The Wall Street Journal (WSJ) ran an editorial yesterday, “We Need an Immigration Stimulus,” in which former WSJ publisher and Dow Jones VP, L. Gordon Crovitz, makes the case that protectionism doesn’t bolster U.S. economic growth and that, in our current economic downturn, immigration reform and economic growth are closely tied together:
An economic downturn is the right time to move on immigration, one of the few policy tools that could clearly boost growth. The pace of lower-skilled migration has slowed due to higher unemployment. This could make it less contentious to ease the path to legalization for the 12 million undocumented workers and their families in the U.S. It’s also a good time to ask why we turn away skilled workers, including the ones earning 60% of the advanced degrees in engineering at U.S. universities.
It is worth pointing out the demographic shortfall: Immigrants are a smaller proportion of the U.S. population than in periods such as the late 1890s and 1910s, when immigrants gave the economy a jolt of growth.
Restrictions love to chant, “They’re taking our jobs!” and unnecessarily stoke the flames of recessionary fear, but leading economists and numerous studies have indicated that providing a path to citizenship for undocumented workers would improve wages and working conditions for all workers, increase tax revenues for cash-strapped federal, state and local governments and enable newly legalized workers to spend more on American goods and services.
Crovitz goes so far as to lay out the beneficial roles immigrants have consistently played in the growth of our economy:
- Immigrants have had a disproportionate role in innovation and technology. Companies founded by immigrants include Yahoo, eBay and Google.
- Half of Silicon Valley start-ups were founded by immigrants, up from 25% a decade ago.
- Some 40% of patents in the U.S. are awarded to immigrants.
- A recent study by the Kauffman Foundation found that immigrants are 50% likelier to start businesses than natives.
- Immigrant-founded technology firms employ 450,000 workers in the U.S. And according to the National Venture Capital Association, immigrants have started one quarter of all U.S. venture-backed firms.

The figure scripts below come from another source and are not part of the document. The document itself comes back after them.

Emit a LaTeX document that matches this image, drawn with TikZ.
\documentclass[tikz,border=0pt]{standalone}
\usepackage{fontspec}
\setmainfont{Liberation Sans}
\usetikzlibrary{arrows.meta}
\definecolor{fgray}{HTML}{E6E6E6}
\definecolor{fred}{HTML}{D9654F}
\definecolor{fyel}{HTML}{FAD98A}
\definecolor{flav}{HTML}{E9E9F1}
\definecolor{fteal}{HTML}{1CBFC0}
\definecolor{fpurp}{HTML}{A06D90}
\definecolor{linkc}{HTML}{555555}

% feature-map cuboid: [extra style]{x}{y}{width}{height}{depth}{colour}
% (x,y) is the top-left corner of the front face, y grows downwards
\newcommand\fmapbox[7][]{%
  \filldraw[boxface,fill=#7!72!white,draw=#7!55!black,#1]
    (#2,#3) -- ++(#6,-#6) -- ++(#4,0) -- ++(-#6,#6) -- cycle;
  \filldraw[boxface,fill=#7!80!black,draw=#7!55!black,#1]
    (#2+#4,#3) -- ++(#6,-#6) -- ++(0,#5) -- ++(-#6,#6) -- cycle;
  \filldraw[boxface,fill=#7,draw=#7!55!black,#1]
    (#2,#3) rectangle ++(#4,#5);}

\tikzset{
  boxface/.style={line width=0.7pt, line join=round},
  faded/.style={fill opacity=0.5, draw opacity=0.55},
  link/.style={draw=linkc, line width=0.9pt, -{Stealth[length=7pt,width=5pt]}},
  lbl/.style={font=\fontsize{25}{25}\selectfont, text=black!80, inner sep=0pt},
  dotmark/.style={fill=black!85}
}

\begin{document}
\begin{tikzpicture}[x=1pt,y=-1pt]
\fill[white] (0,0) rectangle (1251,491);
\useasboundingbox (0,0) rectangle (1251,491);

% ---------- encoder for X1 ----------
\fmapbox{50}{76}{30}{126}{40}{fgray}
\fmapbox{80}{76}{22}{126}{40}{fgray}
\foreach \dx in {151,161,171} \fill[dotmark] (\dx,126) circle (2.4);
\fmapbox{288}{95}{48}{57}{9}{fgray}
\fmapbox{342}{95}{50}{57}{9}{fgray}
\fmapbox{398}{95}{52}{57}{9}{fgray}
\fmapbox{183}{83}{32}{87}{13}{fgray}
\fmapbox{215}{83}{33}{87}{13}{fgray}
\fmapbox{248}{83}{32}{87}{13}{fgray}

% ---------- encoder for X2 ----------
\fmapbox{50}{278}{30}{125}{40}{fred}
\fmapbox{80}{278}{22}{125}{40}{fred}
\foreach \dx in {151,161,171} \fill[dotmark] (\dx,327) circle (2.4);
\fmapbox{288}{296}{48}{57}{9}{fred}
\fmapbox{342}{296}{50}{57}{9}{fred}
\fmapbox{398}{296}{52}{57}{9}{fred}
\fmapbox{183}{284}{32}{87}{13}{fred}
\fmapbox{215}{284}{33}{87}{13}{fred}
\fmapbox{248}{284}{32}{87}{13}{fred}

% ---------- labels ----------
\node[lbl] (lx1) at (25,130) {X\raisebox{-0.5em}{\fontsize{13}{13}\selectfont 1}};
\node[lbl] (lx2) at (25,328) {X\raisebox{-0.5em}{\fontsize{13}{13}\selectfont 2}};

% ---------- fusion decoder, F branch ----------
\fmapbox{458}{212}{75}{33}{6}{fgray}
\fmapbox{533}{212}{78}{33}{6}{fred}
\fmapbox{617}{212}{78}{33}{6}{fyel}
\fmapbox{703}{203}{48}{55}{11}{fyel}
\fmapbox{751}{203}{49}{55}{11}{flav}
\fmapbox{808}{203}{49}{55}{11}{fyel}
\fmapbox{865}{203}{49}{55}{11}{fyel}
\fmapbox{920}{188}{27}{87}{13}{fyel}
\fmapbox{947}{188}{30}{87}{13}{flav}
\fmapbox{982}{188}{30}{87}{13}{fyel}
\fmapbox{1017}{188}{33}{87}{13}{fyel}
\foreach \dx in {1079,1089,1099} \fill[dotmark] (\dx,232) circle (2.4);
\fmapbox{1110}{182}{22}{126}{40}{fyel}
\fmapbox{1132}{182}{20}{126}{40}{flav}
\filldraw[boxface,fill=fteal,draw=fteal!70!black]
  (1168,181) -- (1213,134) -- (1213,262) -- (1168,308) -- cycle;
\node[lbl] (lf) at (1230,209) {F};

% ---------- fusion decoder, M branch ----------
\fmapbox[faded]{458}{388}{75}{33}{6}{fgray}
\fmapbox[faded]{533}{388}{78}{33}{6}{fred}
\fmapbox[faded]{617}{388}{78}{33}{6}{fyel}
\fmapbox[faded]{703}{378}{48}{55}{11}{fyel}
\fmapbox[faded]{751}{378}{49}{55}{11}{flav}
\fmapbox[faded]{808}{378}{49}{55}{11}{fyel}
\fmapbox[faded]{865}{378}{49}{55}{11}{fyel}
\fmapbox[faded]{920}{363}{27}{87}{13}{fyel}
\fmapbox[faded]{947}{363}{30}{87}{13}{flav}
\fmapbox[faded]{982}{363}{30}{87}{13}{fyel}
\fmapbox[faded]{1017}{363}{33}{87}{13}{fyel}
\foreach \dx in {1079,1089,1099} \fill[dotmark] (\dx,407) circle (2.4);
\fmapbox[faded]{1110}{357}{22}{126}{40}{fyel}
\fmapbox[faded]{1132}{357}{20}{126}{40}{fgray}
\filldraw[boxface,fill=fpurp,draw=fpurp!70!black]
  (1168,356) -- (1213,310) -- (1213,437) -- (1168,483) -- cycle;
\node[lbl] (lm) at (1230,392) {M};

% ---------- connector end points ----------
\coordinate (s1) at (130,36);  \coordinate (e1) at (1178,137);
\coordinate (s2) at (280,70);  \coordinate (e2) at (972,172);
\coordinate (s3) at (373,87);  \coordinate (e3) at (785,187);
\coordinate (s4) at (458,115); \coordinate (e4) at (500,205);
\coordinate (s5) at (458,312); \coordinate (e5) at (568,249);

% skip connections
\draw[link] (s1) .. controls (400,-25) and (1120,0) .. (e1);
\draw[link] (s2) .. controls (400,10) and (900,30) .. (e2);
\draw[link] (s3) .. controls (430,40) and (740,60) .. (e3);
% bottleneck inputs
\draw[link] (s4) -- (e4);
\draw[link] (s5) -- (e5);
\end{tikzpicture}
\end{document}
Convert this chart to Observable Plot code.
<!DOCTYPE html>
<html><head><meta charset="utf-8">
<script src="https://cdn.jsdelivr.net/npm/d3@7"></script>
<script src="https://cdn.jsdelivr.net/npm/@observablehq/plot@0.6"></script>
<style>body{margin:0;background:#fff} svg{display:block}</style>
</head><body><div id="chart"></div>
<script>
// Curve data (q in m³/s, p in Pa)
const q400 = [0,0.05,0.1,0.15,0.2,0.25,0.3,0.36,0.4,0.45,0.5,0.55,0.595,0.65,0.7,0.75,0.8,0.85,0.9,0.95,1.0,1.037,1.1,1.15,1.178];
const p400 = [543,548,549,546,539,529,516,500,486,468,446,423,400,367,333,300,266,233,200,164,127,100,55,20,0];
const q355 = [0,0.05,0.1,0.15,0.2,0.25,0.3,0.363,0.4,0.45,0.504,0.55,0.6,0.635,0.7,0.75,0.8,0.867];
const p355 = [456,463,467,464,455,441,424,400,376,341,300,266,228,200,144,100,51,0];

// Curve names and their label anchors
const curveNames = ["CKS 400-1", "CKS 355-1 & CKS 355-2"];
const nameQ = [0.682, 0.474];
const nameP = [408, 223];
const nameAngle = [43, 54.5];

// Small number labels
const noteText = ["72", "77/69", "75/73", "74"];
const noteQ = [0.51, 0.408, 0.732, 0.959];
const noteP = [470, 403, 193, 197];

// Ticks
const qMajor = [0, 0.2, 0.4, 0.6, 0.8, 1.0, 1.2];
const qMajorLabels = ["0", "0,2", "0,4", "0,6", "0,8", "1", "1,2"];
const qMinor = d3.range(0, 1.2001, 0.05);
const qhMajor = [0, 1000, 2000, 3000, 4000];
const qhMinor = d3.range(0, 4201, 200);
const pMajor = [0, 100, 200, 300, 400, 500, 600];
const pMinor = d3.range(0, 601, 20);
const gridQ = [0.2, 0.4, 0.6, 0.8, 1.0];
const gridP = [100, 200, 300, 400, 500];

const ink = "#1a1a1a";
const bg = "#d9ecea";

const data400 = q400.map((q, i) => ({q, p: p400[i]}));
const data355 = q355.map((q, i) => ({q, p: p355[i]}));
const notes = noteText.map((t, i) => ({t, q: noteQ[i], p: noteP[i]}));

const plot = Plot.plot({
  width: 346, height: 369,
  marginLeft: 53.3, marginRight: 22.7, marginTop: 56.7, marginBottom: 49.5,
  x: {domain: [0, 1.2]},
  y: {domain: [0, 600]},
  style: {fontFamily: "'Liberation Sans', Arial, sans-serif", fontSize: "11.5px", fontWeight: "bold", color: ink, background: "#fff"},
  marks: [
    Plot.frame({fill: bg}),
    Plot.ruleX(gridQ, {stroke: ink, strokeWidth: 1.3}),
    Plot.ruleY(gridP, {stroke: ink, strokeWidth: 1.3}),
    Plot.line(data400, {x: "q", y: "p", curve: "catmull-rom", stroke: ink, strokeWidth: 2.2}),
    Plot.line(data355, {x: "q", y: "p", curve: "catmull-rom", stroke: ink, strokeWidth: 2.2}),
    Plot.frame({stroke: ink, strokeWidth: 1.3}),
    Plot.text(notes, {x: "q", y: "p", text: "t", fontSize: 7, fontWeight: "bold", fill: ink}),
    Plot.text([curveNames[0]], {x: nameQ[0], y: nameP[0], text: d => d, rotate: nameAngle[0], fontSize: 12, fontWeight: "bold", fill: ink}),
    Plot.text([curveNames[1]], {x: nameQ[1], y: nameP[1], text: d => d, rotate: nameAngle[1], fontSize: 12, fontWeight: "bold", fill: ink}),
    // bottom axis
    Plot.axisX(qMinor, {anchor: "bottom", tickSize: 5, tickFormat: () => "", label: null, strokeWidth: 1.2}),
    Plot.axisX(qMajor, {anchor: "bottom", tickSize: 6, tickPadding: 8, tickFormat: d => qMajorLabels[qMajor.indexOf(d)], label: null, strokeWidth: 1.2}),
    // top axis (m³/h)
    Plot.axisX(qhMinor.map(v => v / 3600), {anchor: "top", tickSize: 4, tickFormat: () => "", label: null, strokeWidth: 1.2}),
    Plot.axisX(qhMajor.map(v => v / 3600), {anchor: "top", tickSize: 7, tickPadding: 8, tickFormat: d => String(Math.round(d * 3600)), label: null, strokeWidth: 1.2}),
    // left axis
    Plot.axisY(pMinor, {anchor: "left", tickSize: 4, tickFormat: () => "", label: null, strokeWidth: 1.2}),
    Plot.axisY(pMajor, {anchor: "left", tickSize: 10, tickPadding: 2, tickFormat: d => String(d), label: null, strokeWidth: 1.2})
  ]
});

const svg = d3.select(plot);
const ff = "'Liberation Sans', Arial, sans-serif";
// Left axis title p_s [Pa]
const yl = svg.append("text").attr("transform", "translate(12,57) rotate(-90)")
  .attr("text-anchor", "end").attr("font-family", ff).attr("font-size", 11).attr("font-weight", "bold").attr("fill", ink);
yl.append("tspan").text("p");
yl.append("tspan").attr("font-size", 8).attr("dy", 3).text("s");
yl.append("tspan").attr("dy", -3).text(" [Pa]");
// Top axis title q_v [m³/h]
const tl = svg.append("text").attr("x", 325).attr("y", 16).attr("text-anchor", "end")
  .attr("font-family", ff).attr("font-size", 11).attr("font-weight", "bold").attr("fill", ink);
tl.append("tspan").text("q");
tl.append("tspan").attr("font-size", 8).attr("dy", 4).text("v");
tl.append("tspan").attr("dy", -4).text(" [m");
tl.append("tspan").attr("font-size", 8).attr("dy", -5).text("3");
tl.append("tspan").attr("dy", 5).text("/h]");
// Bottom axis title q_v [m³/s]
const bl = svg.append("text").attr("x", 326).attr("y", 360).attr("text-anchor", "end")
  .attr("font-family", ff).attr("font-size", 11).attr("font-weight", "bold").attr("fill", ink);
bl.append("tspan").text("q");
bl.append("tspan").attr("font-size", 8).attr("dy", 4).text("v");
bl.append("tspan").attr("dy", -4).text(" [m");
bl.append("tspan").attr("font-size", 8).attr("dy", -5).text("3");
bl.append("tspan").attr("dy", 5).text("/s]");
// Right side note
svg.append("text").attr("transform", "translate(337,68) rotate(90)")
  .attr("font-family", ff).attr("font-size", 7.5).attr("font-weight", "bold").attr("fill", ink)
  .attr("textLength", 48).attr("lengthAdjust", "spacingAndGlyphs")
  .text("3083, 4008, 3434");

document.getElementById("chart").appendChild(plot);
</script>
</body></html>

On Thursday, the Senate Judiciary Committee’s Subcommittee on Immigration, Border Security and Citizenship will hold a hearing, “Comprehensive Immigration Reform in 2009: Can We Do It and How?,” to examine common sense solutions to our nation’s immigration problems.
With Chairman Sen. Charles Schumer presiding and an impressive panel of experts, including former Federal Reserve Chairman Alan Greenspan, SEIU’s Eliseo Medina and Dr. Joel Hunter of the President’s Advisory Council on Faith-Based and Neighborhood Partnerships, the panel will hopefully start the debate on repackaging immigration reform in the form of an economic stimulus, taking Crovitz’s cue, and consider immigration reform in context to a robust and growing U.S. economy rather than a protectionist reflection of our current recession.
Today’s information technologies thrive as innovators share new ideas and make businesses out of them. Much of this activity is being done by foreigners who want to become economically successful Americans. This makes more open immigration one of the few stimulus packages Washington can deliver with confidence that it would help.